[Plotting code records]

━━━━━━━━━━━━━━━━━━━━

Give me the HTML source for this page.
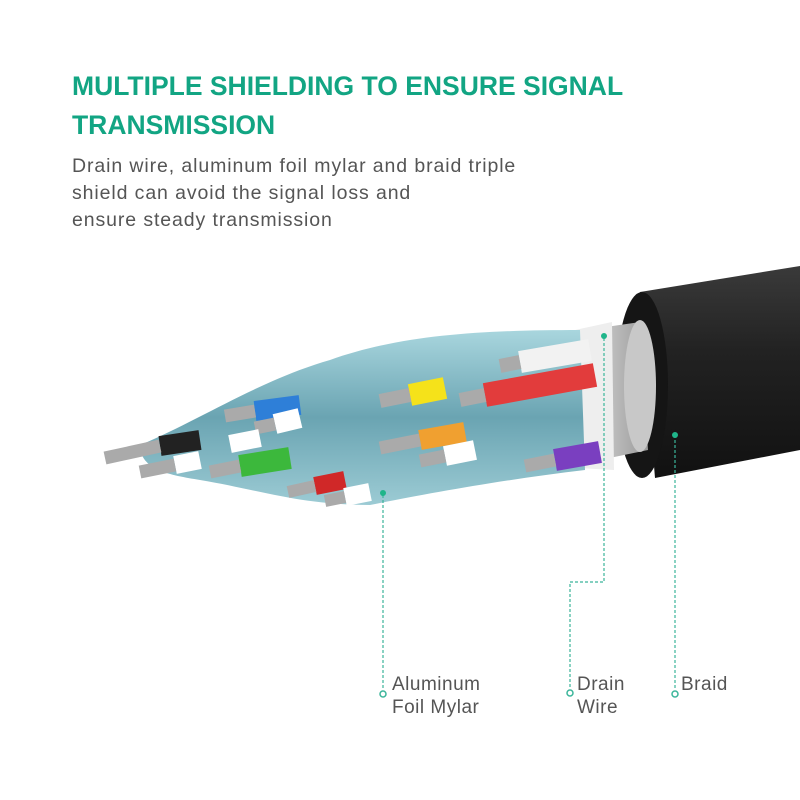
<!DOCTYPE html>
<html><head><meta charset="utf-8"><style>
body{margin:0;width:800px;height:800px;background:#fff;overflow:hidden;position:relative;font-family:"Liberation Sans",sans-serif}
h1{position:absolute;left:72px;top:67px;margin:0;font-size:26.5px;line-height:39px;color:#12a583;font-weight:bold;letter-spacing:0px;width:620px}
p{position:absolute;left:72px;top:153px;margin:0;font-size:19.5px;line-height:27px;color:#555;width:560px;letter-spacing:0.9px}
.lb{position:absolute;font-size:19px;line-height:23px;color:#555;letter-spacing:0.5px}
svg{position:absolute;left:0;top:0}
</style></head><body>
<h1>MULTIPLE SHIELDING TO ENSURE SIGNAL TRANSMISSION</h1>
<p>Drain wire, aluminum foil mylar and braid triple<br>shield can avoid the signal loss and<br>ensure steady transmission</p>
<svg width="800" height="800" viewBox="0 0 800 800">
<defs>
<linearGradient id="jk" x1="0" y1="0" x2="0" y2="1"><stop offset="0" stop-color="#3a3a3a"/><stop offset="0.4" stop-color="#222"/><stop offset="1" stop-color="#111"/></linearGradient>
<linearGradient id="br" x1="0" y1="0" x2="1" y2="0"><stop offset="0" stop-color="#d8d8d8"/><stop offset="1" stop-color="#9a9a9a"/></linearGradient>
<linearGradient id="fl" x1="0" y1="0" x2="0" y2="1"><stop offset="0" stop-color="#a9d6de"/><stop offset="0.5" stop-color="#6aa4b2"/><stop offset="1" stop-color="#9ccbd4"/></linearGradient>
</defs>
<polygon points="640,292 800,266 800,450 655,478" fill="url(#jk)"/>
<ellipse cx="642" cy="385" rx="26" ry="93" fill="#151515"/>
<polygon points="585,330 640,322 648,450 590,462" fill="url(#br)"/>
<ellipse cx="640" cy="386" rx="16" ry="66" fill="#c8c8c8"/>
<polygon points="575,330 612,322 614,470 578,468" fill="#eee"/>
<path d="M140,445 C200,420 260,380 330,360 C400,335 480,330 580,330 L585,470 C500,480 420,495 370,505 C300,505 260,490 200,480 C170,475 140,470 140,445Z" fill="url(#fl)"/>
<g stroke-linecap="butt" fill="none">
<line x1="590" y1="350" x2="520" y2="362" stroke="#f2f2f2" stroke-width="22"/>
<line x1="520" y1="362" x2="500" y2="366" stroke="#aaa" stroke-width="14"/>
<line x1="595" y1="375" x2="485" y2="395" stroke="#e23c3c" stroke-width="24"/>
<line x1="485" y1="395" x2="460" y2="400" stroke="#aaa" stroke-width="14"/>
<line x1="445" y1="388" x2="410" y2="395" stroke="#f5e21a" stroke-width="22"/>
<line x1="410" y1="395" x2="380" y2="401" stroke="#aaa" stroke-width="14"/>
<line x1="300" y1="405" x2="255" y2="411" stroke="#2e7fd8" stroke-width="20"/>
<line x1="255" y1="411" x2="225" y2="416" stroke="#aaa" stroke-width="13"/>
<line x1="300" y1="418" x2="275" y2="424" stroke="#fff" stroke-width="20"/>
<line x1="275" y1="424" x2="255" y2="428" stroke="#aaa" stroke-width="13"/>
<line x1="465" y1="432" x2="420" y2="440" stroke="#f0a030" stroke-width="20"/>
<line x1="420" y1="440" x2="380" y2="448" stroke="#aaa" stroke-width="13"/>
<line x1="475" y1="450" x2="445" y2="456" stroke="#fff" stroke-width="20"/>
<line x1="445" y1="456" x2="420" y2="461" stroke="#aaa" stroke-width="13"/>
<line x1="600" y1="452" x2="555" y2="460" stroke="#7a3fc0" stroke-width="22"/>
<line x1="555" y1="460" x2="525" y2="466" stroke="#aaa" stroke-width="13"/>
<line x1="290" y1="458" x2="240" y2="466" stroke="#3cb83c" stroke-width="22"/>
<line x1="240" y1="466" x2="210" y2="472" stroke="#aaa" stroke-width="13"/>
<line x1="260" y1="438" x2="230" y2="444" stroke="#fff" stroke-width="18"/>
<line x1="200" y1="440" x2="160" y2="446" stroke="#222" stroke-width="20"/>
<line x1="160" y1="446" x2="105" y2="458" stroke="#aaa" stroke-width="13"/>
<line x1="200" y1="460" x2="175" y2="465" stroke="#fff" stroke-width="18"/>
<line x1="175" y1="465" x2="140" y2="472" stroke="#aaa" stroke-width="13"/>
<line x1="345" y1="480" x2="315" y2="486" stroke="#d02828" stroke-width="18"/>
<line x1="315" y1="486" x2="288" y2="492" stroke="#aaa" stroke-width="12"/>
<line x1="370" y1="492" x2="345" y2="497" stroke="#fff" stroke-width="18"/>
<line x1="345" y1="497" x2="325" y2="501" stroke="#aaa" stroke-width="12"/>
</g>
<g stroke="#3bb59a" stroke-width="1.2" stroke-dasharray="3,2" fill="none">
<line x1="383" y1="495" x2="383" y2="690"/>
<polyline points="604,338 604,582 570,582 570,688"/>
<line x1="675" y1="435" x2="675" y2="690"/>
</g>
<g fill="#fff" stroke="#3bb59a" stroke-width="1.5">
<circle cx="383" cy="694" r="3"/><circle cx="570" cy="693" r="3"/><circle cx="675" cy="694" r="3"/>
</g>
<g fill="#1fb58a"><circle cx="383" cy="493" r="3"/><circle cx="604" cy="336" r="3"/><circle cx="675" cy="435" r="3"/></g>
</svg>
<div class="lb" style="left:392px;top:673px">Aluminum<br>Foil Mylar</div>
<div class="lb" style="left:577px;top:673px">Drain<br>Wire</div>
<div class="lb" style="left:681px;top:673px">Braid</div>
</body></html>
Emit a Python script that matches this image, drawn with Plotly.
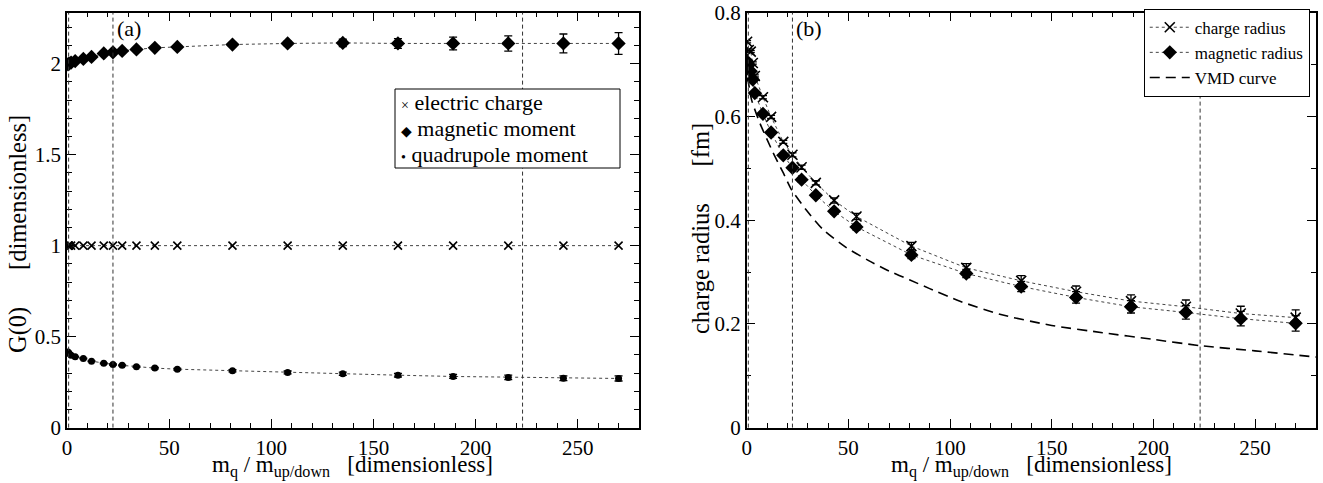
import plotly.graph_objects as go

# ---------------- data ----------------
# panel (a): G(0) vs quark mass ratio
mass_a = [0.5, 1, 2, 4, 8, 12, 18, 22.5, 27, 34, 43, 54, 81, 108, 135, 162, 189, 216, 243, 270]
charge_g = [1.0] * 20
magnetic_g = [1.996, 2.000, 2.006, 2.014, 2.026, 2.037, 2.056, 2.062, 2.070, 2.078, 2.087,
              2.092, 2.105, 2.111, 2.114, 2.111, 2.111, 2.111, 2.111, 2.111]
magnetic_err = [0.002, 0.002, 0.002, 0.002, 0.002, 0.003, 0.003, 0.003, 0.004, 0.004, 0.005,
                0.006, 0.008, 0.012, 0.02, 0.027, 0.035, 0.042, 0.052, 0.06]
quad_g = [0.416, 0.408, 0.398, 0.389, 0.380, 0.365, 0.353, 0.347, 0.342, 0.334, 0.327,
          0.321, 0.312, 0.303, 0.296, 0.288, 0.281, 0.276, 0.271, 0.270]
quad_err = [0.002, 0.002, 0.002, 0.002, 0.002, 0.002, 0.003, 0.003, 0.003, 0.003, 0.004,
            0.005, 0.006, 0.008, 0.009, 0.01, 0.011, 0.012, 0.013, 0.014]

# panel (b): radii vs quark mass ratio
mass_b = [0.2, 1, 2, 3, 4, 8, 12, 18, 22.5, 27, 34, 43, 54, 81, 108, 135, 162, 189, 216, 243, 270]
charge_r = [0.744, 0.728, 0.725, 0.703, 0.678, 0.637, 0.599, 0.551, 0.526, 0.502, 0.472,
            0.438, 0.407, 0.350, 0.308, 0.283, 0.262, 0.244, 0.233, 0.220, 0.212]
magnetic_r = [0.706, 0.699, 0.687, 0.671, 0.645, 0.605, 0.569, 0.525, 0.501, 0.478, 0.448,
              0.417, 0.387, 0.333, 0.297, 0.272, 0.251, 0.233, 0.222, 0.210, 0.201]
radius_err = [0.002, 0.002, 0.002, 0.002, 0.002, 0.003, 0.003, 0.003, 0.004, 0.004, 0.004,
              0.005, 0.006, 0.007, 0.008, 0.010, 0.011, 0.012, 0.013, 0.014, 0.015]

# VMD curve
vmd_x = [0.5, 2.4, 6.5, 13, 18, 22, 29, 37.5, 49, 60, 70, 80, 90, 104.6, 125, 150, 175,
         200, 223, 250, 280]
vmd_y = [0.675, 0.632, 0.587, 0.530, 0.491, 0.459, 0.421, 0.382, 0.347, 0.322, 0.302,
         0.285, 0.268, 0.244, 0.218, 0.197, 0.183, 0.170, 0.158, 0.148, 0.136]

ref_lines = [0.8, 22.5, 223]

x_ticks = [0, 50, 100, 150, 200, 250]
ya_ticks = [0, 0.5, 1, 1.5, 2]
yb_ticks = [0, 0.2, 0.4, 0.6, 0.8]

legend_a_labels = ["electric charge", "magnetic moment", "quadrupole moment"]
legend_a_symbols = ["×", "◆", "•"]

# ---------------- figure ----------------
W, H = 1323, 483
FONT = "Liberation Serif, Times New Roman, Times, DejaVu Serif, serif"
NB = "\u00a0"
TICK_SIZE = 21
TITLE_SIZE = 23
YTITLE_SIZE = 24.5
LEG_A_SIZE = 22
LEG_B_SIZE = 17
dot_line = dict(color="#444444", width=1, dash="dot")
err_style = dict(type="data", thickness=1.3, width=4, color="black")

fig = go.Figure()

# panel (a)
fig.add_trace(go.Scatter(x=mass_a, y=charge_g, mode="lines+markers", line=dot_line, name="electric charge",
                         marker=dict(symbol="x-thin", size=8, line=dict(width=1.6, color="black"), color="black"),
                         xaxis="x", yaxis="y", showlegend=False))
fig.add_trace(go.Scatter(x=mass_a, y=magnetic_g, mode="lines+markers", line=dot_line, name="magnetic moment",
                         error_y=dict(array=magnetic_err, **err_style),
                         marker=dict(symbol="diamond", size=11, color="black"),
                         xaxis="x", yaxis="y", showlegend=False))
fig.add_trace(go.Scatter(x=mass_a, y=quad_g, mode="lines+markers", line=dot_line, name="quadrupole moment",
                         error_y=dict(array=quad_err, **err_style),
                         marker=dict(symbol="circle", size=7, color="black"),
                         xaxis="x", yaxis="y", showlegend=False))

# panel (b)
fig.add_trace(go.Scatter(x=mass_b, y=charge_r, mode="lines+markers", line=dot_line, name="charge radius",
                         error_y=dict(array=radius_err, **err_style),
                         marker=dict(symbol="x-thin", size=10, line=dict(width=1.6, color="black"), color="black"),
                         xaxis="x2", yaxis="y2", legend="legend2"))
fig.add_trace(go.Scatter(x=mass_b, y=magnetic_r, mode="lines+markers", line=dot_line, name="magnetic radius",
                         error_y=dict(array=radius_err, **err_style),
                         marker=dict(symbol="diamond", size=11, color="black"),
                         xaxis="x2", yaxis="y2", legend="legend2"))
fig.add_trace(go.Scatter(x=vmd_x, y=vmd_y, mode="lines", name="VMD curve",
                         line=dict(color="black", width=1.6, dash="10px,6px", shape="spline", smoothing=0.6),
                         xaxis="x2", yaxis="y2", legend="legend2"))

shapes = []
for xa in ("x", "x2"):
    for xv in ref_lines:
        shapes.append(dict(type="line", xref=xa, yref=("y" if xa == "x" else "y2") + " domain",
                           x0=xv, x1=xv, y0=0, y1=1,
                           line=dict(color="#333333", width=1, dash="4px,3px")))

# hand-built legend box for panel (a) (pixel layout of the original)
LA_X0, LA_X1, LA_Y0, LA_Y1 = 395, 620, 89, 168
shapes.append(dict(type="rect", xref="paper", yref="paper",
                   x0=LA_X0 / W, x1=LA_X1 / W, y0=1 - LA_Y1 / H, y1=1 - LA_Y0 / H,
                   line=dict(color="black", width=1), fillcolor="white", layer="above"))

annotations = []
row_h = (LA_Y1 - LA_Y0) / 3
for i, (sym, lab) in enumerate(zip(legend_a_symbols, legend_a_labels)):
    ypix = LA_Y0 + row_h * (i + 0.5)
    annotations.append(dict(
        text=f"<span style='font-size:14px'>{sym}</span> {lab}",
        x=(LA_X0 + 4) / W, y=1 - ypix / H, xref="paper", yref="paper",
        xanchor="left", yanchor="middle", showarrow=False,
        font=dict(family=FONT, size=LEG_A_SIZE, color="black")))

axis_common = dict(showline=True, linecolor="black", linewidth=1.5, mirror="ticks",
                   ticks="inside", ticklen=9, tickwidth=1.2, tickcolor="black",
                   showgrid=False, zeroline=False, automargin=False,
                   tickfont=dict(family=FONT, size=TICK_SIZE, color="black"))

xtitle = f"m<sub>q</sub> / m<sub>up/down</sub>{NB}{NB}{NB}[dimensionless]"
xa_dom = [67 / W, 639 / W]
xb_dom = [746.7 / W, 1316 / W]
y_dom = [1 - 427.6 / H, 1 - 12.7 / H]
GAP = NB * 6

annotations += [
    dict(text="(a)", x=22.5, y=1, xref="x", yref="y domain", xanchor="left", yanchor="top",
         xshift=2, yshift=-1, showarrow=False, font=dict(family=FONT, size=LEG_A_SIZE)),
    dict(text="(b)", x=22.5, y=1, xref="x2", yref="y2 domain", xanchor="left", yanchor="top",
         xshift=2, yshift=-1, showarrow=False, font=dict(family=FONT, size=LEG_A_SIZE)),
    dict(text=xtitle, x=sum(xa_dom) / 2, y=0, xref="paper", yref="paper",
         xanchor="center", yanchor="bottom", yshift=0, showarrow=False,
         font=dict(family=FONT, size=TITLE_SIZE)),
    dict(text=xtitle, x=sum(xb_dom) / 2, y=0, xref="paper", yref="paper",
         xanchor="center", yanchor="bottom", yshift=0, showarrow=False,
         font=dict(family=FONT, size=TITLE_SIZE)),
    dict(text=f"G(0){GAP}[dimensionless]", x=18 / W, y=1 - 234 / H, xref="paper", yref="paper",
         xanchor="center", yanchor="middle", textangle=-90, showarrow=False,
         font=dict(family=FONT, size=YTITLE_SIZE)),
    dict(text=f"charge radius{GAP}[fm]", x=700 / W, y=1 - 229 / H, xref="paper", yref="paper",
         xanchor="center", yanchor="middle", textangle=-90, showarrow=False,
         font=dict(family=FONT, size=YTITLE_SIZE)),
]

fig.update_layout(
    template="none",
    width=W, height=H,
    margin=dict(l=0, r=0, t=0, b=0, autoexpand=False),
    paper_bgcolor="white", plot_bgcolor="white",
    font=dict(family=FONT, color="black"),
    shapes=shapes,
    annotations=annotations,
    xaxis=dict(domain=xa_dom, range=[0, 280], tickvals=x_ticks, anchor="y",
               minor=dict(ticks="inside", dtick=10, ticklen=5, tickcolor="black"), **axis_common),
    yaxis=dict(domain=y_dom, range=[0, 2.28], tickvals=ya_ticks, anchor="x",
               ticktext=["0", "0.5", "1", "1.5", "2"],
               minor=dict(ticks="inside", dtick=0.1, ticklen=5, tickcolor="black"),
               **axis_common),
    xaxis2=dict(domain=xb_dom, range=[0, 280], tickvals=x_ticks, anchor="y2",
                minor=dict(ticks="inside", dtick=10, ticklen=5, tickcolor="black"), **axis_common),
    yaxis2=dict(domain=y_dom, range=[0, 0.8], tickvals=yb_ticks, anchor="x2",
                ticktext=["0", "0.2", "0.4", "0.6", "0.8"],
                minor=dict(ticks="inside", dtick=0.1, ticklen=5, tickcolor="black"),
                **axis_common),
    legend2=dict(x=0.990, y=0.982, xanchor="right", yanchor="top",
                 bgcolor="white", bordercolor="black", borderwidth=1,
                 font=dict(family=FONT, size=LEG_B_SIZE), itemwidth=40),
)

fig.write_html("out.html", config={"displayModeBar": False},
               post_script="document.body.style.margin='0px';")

━━━━━━━━━━━━━━━━━━━━

→ PROBLEM TO SOLVE: Quote the lines above exactly, starting with the one that has "Emit a Python" and ending with the one that has "import plotly.graph_objects as go"; drop the pictures and include nothing else.

→ PROBLEM SOLUTION:
Emit a Python script that matches this image, drawn with Plotly.
import plotly.graph_objects as go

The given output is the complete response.